The tour said next year that it will require all players who have been on the tour for two years to pass an oral test of their ability to speak basic English. Failure of the test would result in a suspension. The rule goes into effect immediately for new players.
“We —and they — understand that in order for them and the LPGA to be most successful, players must be able to effectively communicate with fans, sponsors and media, the vast majority of whom speak English,” LPGA Commissioner Carolyn Bivens said Tuesday. “Unlike athletes in other sports, LPGA players must entertain and engage sponsors and their customers on a weekly basis; our business model does not rely on advertising and ticket sales as others do.”
The approachability of athletes is uniquely important in golf, where individuals play an enormous role in the marketability of the sport.

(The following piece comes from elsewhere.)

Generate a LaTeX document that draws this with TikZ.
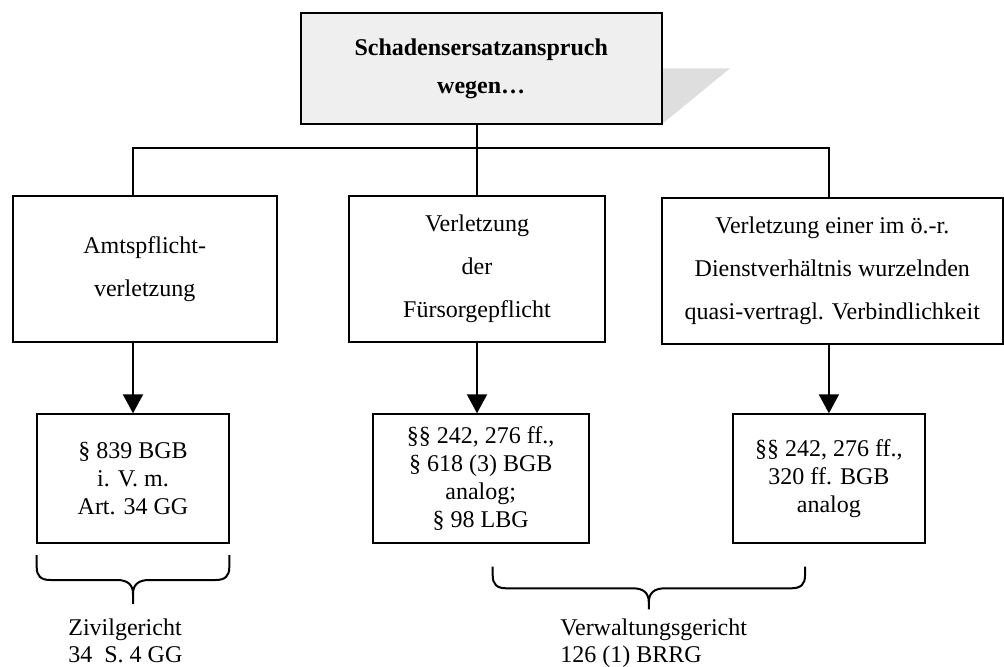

Players often are asked to appear with sponsors at events and interact with corporate partners and fans at pro-ams.
“You can be angry at a [baseball] player, but you can still love the Yankees,” said David Carter of the Sports Business Group, a Los Angeles-based consulting firm. “The LPGA is nothing but the collective personalities of its golfers. Essentially, the athletes are the brand. From a business standpoint, I completely understand their thinking.”
On tour now are 121 international players, including 45 from South Korea. The most recent world rankings list just three players from the United States in the top 20, but seven from South Korea, two from Japan and one from Taiwan. Many of those players speak limited English and communicate with sponsors and the media through interpreters.
Although most American players have been diplomatic in speaking about the international competitors, their prevalence on tour has not gone unnoticed. Tour veteran Jan Stephenson told Golf magazine in 2003, “Asians are killing our tour” because they were unable to speak English.
“We have two-day pro-ams where people are paying a lot of money to play with us, and they say ‘hello’ and ‘goodbye,’” Stephenson said. “Our tour is predominantly international, and the majority of them are Asian. They’ve taken it over.”
The LPGA has lost several sponsors in the past year. The Ginn Cos. earlier this month said it would no longer support a tournament in Charleston, S.C., and a lack of sponsors has forced the company to break off talks with the Fields Open in Hawaii. It’s also not clear whether the SemGroup, an oil marketing company, will continue to sponsor a tournament in Tulsa, Okla.
No sponsor has publicly voiced any concern over the number of players who don’t speak English. But LPGA observers said it would not be surprising if companies had placed pressure on the LPGA to address the issue.
“There must be some sort of advice coming from the sponsors of these events,” said Scott Minto, director of the Sports MBA Program at San Diego State. “The [LPGA’s] ability to exist depends on the sponsors, so you can see why they want their players to be more engaging.”
The LPGA has made efforts to promote some of its top American players. Paula Creamer and Morgan Pressel are seen as two rising stars on tour. Natalie Gulbis has become something of a sex symbol, appearing in a magazines, her own swimsuit calendar and a reality show. But only Creamer and fellow American Cristie Kerr have won on tour this year, and the four majors were won by Inbee Park and Ji-Yai Shin of South Korea, Yani Tseng of Taiwan and Lorena Ochoa of Mexico.
Bivens said yesterday that the players would become more marketable on their own if they spoke English when interacting with sponsors, saying that each golfer “plays a role in maintaining and gaining corporate sponsors for herself and the LPGA.”
“We would be doing our players a disservice if we did not enforce our communication policy,” she said. “In effect, we would be relegating them to secondary marketing and reduced earning potential.”
The LPGA has faced a strong public relations backlash, and there have been some rumblings of legal challenges to the policy. Legal scholars said the tour generally has a right to make its own rules, but some state laws would make it illegal for the tour to explicitly target golfers with certain nationalities or ethnicities.
“There’s a possibility with some state laws that the LPGA could get into trouble,” said Michael McCann, a visiting professor of law at Boston College, who has specialized in sports law. “But it’s not necessarily clear that national origin is being singled out. It would be challenging to make a case.”